James Yancey (1773-1817) (& wife Nelly Baynes Yancey)
1839 - Knox Co., TN - The children of Nelly Yancy seek to set up their claim to several slaves currently in the possession of Willie Young. The petitioners assert that the slaves in controversy are the children and grandchildren of Cloe, a slave their mother received by a "proper and legal division" of the estate of her late father, Richard Bayne, who died in 1797. Cloe was sold with her daughter, Harriett, at sheriff's sale to satisfy the debts of Nelly's husband, James Yancy. The petitioners claim that at the time of the sale, their mother "remonstrated against" it and that Young, who obtained possession of the slaves after a series of "hurriedly made" ownership transfers, was "fully aware of" Nelly's title. They characterize Young as a "partaker in the fraud" and conjecture that he has "kept his residence concealed" in Anderson County, "an obscure part of the world," in order "to prevent a discovery of the negroes in his possession." They also allege that he has sold Cloe and her daughter, Mary, to a Mr. Woods. They ask the court to compel Young to surrender Cloe's descendants and to account for their hire, which he has "appropriated," and for the value of the slaves he sold. [more information]
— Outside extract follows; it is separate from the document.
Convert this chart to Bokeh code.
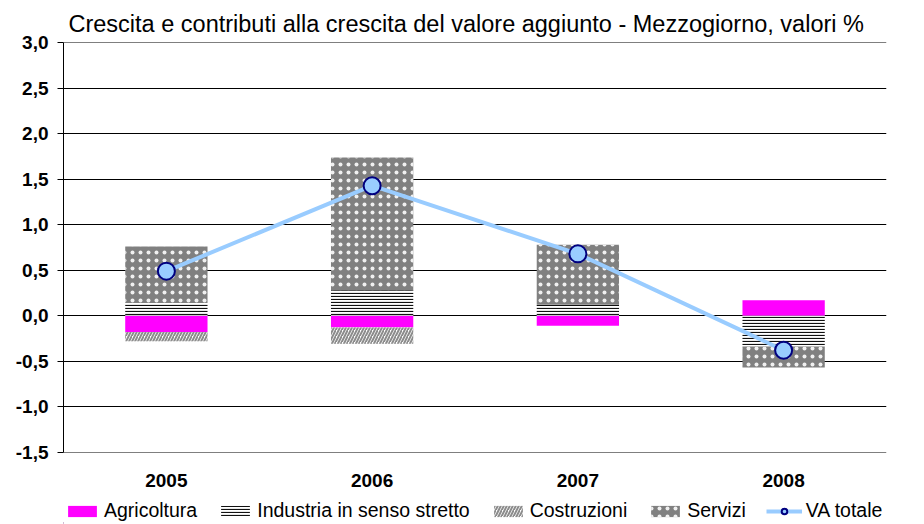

The children and grandchildren of the late Nelly Yancey ask the court to divest "all title" to a slave named John out of "William Polks distributees or assignees" and to order Sarah Polk and the Columbia Central Turnpike Company to account with them for the slave's hire. The Yanceys explain that eleven slaves, who were part of their mother's inheritance, were "removed" and sold "in places unknown" by their indebted father, James Yancey, when the petitioners were "of tender years." After their mother's death in 1834, they took "all reasonable and proper exertions to ascertain" the slaves' whereabouts, and, though none remained in Virginia, they found Osburn and John in Tennessee "in possession of George Polk and John of the Columbia Central Turnpike company." Their father had sold the slaves to William Polk of North Carolina over thirty years ago, and Polk had moved them to Tennessee before his death, to "carry on under his agents & overseers an extensive planting establishment." The slaves remained in Polk's widow's possession until she hired out John to the Turnpike Company. Sarah Polk is a stockholder in the company.